Di fatto rappresenta anche una modalità per la razionalizzazione della spesa pubblica, meno condizionata dai ristori dell’emergenza. In attesa dei provvedimenti attuativi – ora il pacchetto predisposto dal Ministero delle Infrastrutture e dello sviluppo economico è sui tavoli della Commissione europea per la definitiva entrata in vigore – contiene fra l’altro incentivi in tariffa e contributi a fondo perduto erogati dal Gse favorevoli al contesto attuale, in cui le tariffe di gas e luce hanno avuto decrementi.

Le coperture finanziarie agli incentivi tariffari e a fondo perduto saranno garantire alle città sotto i 5 mila abitanti, a garantire i finanziamenti al 100% provvederanno i fondi del Pnrr (Piano nazionale di ripresa e resilienza): per gli impianti fotovoltaici, ai gruppi di autoconsumo collettivo (600 milioni di euro) e per le comunità energetiche rinnovabili (1.600 milioni). Per le medio grandi città vi sono dei progetti che attendono di essere finanziati con modalità alternative, nell’attesa della rinnovata regolamentazione della disciplina sulle comunità energetiche e sui gruppi di autoconsumo. Un decreto che potrebbe sbloccare i finanziamenti anche privati in vista di una progettualità che, si attende, possa crescere a livello esponenziale.

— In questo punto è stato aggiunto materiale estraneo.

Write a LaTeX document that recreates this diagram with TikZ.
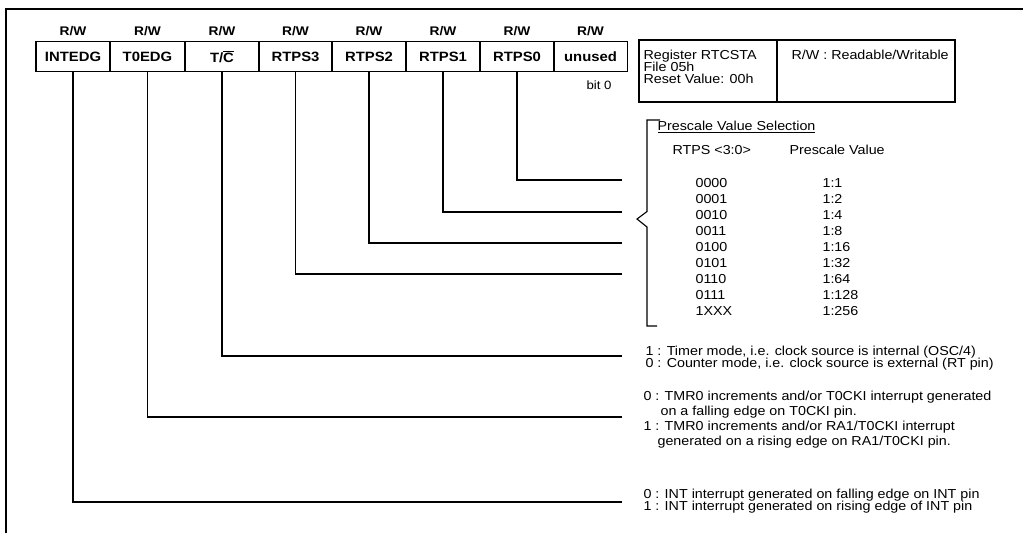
\documentclass[tikz,border=0pt]{standalone}
\usepackage{fontspec}
\setmainfont{Liberation Sans}[FakeStretch=1.1]
\begin{document}
\begin{tikzpicture}[x=1pt,y=-1pt,line width=1.1pt,
  fld/.style={draw, minimum width=74pt, minimum height=30pt, inner sep=0pt, font=\fontsize{13.5}{14}\selectfont\bfseries},
  rw/.style={inner sep=0pt, font=\fontsize{12.5}{13}\selectfont\bfseries},
  txt/.style={anchor=west, inner sep=0pt, font=\fontsize{13}{12}\selectfont, text height=9pt, text depth=2.5pt},
  lbox/.style={draw, minimum height=62pt, inner sep=0pt},
  wire/.style={line width=1.1pt}]
\useasboundingbox (0,0) rectangle (1023,533);
% frame
\draw (6,533) -- (6,9) -- (1023,9);
% register fields
\node[fld] (b7) at (73,56.6) {INTEDG};
\node[fld] (b6) at (147.5,56.6) {T0EDG};
\node[fld] (b5) at (222,56.6) {T/$\overline{\mbox{C}}$};
\node[fld] (b4) at (295.5,56.6) {RTPS3};
\node[fld] (b3) at (369,56.6) {RTPS2};
\node[fld] (b2) at (443,56.6) {RTPS1};
\node[fld] (b1) at (517,56.6) {RTPS0};
\node[fld] (b0) at (590.5,56.6) {unused};
\foreach \n in {b7,b6,b5,b4,b3,b2,b1,b0}
  \node[rw] (rw\n) at ([yshift=26pt]\n.center) {R/W};
\node[txt, anchor=east, font=\fontsize{12}{12}\selectfont] (bit0) at (612,86) {bit 0};
% legend box
\node[lbox, minimum width=138pt] (l1) at (708,71) {};
\node[lbox, minimum width=178pt] (l2) at (866,71) {};
\node[txt] (reg) at (643,56) {Register RTCSTA};
\node[txt] (file) at (643,68) {File 05h};
\node[txt] (rst) at (643,80) {Reset Value: 00h};
\node[txt] (rwd) at (791,56) {R/W : Readable/Writable};
% connector ends
\coordinate (e1) at (622,180);
\coordinate (e2) at (622,212);
\coordinate (e3) at (622,243);
\coordinate (e4) at (622,274);
\coordinate (e5) at (622,356);
\coordinate (e6) at (622,417);
\coordinate (e7) at (622,502);
\foreach \i in {1,...,7}
  \draw[wire] (b\i.south) |- (e\i);
% brace
\draw[wire] (660,120) -- (647,120) -- (647,211.5) -- (637,219) -- (647,227) -- (647,326) -- (657,326);
% prescale table
\node[txt] (pvs) at (657,127) {\underline{Prescale Value Selection}};
\node[txt] (h1) at (672,151) {RTPS <3:0>};
\node[txt] (h2) at (789,151) {Prescale Value};
\foreach \c/\v [count=\k from 0] in {0000/1:1,0001/1:2,0010/1:4,0011/1:8,0100/1:16,0101/1:32,0110/1:64,0111/1:128,1XXX/1:256}{
  \node[txt] (c\k) at (695,184+16*\k) {\c};
  \node[txt] (v\k) at (822,184+16*\k) {\v};
}
% descriptions
\node[txt] (d51) at (645,352) {1 : Timer mode, i.e. clock source is internal (OSC/4)};
\node[txt] (d50) at (645,364) {0 : Counter mode, i.e. clock source is external (RT pin)};
\node[txt] (d60) at (643,397) {0 : TMR0 increments and/or T0CKI interrupt generated};
\node[txt] (d60b) at (660,412) {on a falling edge on T0CKI pin.};
\node[txt] (d61) at (643,427) {1 : TMR0 increments and/or RA1/T0CKI interrupt};
\node[txt] (d61b) at (657,442) {generated on a rising edge on RA1/T0CKI pin.};
\node[txt] (d70) at (643,495) {0 : INT interrupt generated on falling edge on INT pin};
\node[txt] (d71) at (643,507) {1 : INT interrupt generated on rising edge of INT pin};
\end{tikzpicture}
\end{document}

Tra le “buone” esperienze quello delle nove città italiane rientranti, unitamente ad altre novantuno realtà europee, in progetti specifici di sviluppo sostenibile, con l’obiettivo neutralità climatica entro il 2030 (Contratti Climate City finanziati dal programma Horizon Europe). Tra le città italiane selezionate dall’Ue Bergamo, Bologna, Firenze, Milano, Padova, Parma, Prato, Roma e Torino.

Un cammino tortuoso, un processo di lungo cambiamento , che ogni tanto attende sferzate interne e shock esterni per poter procedere al raggiungimento degli obiettivi preposti.